Las patrullas no eran incontroladas, sino controladoras, y tampoco iban zaparrastrosas, como recién llegadas del fango laboral de Germinal. Vestían uniforme de cazadora de cuero con cremallera, pantalones de pana, gorra miliciana y pañuelo rojo y negro, los colores de la CNT. Cobraban muy buenos sueldos - en Gerona, 50 pesetas diarias, cinco veces el sueldo de un soldado, que ya se consideraba alto; el jornal del campo era de tres o cuatro pesetas -, amén de lo que se quedasen de lo robado a los asesinados. Tenían una credencial acreditativa y lucían una insignia de la Generalidad, prueba de la total identificación de Companys con las patrullas de control.

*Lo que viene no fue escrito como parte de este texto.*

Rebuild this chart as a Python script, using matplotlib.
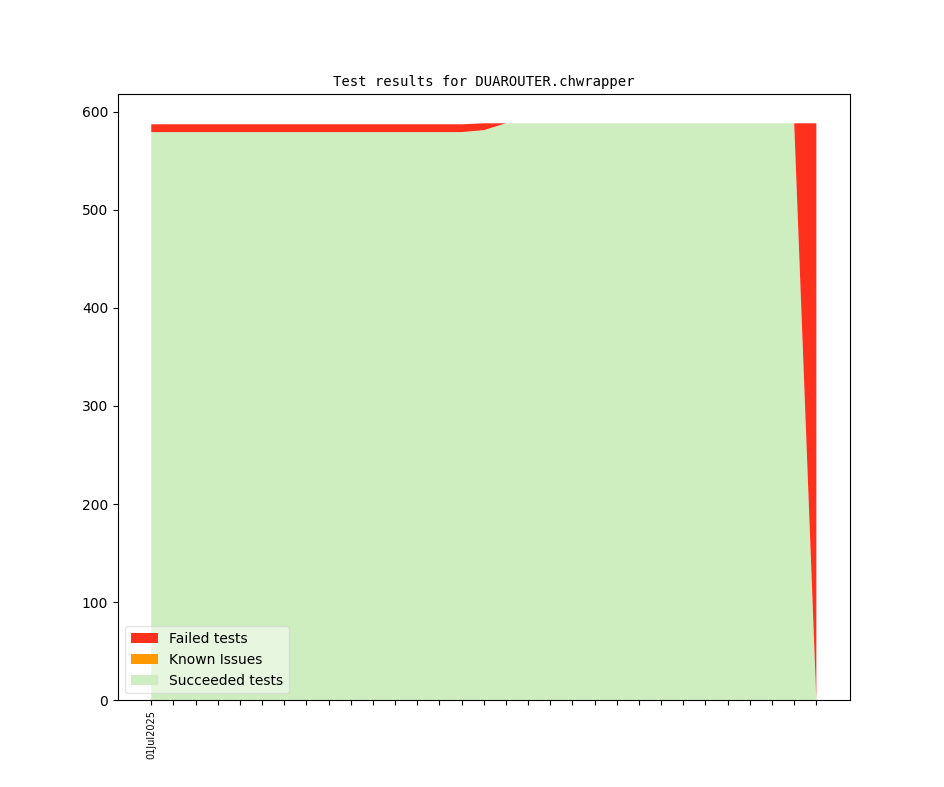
import matplotlib
matplotlib.use("Agg")
import matplotlib.pyplot as plt
import pandas as pd

dates = pd.date_range("2025-07-01", "2025-07-31", freq="D")
tick_labels = ["01Jul2025"] + [""] * 30

succeeded = [579] * 15 + [581] + [588] * 14 + [0]
known = [0] * 31
failed = [8] * 15 + [7] + [0] * 14 + [588]

colors = ["#cfeebf", "#ff9900", "#ff311c"]
labels = ["Succeeded tests", "Known Issues", "Failed tests"]

fig = plt.figure(figsize=(9.44, 7.87), dpi=100)
ax = fig.add_subplot(111)
x = list(range(len(dates)))
polys = ax.stackplot(x, succeeded, known, failed, colors=colors, labels=labels)
ax.set_xticks(x)
ax.set_xticklabels(tick_labels, rotation=90, fontsize=7)
ax.set_title("Test results for DUAROUTER.chwrapper", family="DejaVu Sans Mono", fontsize=10)
handles, labs = ax.get_legend_handles_labels()
ax.legend(handles[::-1], labs[::-1], loc="lower left", framealpha=0.5)
fig.savefig("out.png", dpi=100)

Nunca hubo freno o control del terror por parte de la Generalidad, que amparaba legalmente en Barcelona lo que lamentaba ante Madrid. Por otra parte, los comités o patrullas, desde que se disolvió el ejército y se depuró o huyó un buen número de oficiales y guardias, obedecían al CCMA solo cuando les parecía que les daba aún más poder, no cuando una Generalidad burguesa se lo quitaba. La ERC tenía su propio centro de detención y tortura, pero Companys, como prueba su decreto para personarse en los juicios militares, tenía especial predilección, rodeado de algunos militares de su cuerda, por firmar las ejecuciones de los militares comprometidos en el alzamiento, o de eclesiásticos como Irurita, obispo de Barcelona, que había pedido que le conmutaran a él esa pena tras el golpe de 1934, o de mujeres que despertaban en él un instinto sádico: fue el caso de Sara Jordá.
Sucedió en 1938, la guerra ya estaba perdida y Azaña, aunque tarde, hablaba de "paz, piedad y perdón". Jordá había sido denunciada por ayudar a huir a Francia a los perseguidos por el terror, entonces ya estalinista pero siempre con el paraguas legal de la Generalidad. Era un caso de humanidad evidente, sin relevancia militar, y el cónsul británico le pidió expresamente que no firmara la sentencia de muerte. Pero Companys contestó: "Para los traidores no hay piedad", la firmó y fue fusilada.
Las últimas víctimas de Companys, fusiladas en Montjuich en agosto de 1938 fueron sesenta y cuatro, "entre ellas seis mujeres en avanzado estado de gestación". (Francisco Gutiérrez Latorre, La república del crimen; cit. en Barraycoa, 2016). Lo de matar embarazadas no impedía el celo revolucionario. Hay casos como el de Carmen Clapés, de Vilobí (Gerona), con una niña de tres años y embarazada, que se empeñó en acompañar a su marido Vicenç Cornellá cuando una patrulla se lo llevaba "a declarar". Mataron a los dos.
Sara Jordá, que no tendrá una calle a su nombre, fue, sin embargo, fusilada tras un juicio, algo poco frecuente; y sin encarnizamiento ante la plebe, algo más que frecuente en condenados tras un juicio con visos de legalidad. Fue el caso de cuatro oficiales en el Campo de la Bota, el 23 de septiembre de 1936. Según cuenta en Las catacumbas de la radio Domingo de Fuenmayor:
Hombres y mujeres, gente madura y mozalbetes de catorce años, con fusiles, pistolas, carabinas y navajas, se adelantaron al encuentro de las nuevas víctimas, las atraparon y sin formación de cuadro, sin ni siquiera una parodia de formalidad en el supremo trance, acribilló, despedazó en un instante a los cuatro caballeros oficiales.
Esa gran máquina de terror, perfectamente comparable a la de Lenin y Dzerzhinski, consiguió el letal resultado que solo una larga preparación hacía posible. Entre el 18 de julio de 1936 y el mes de septiembre fueron asesinadas 4.682 personas, según Barraycoa, número que acepta Federica Montseny en Anarcosindicalismo y revolución en España (1930-1937):
Es posible que nuestra victoria haya significado la muerte violenta de cuatro o cinco mil ciudadanos de Cataluña, catalogados como hombres de derechas, vinculados a la reacción política o a la reacción eclesiástica.